Why Product Discovery Is the Most Underrated PM Skill
Most product teams spend the majority of their time in delivery mode, building features as fast as possible. But the most impactful PMs I've worked with spend a disproportionate amount of time in discovery, understanding what to build before writing a single line of code.
The Discovery Gap
In my experience across HRTech, FinTech, and EdTech, I've seen a consistent pattern: teams that skip discovery end up building features nobody uses. The cost isn't just wasted engineering time. It's the opportunity cost of what could have been built instead.
Product discovery is about reducing risk before committing resources. It answers four critical questions:
- Value risk: Will customers actually want this?
- Usability risk: Can users figure out how to use it?
- Feasibility risk: Can we actually build this?
- Viability risk: Does this work for our business?
What Good Discovery Looks Like
Effective product discovery doesn't need to be a heavyweight process. It's about building a habit of validating assumptions before investing in delivery. Here's what I've found works:
1. Talk to Users Weekly
The single most impactful thing a PM can do is maintain a regular cadence of user conversations. Not quarterly research sprints, but consistent, weekly touchpoints. Even 2-3 conversations per week can dramatically shift your understanding of user needs.
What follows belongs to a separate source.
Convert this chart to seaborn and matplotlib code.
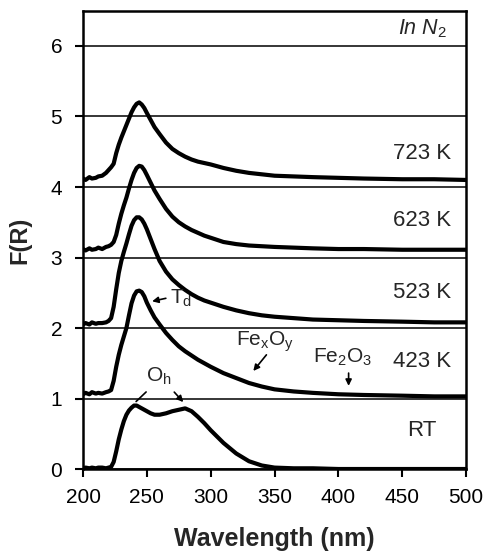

2. Prototype Before You Build
A Figma prototype tested with 5 users will tell you more than a fully-built feature launched to thousands. At Paydee, we prototyped the subscription payment flow three times before engineering wrote a single line of code. The final version was fundamentally different from our initial assumptions.
3. Use Opportunity Solution Trees
Teresa Torres' Opportunity Solution Tree framework has been transformative for my teams. It connects business outcomes to customer opportunities to potential solutions, ensuring everything we build ties back to a real user need and a measurable business goal.
The biggest risk in product development is not building the wrong thing fast enough. It's building the wrong thing at all.
Discovery in Practice
When I joined BrioHR, one of my first initiatives was to establish a continuous discovery practice for the Document Management module. Instead of jumping straight into building eSignature features based on competitor analysis alone, we spent three weeks interviewing HR managers about their document workflows.
What we found surprised us. The biggest pain point wasn't signing documents. It was finding them. This insight completely changed our product strategy, leading us to prioritize search and organization features alongside eSignatures, which ultimately drove higher adoption than competitors who focused solely on signing.
Making Discovery a Habit
Discovery isn't a phase. It's a continuous practice. Here are the habits that have worked for me:
- Block 3-4 hours per week specifically for discovery activities
- Maintain a living document of user insights that the whole team can access
- Share discovery findings in sprint reviews so engineering understands the "why"
- Track assumptions explicitly and test the riskiest ones first
- Celebrate when discovery prevents you from building the wrong thing
Product discovery isn't glamorous. It doesn't produce visible output the way shipping features does. But it's the single most leveraged activity a PM can invest in. The best products aren't built by the fastest teams. They're built by teams that deeply understand their users before they start building.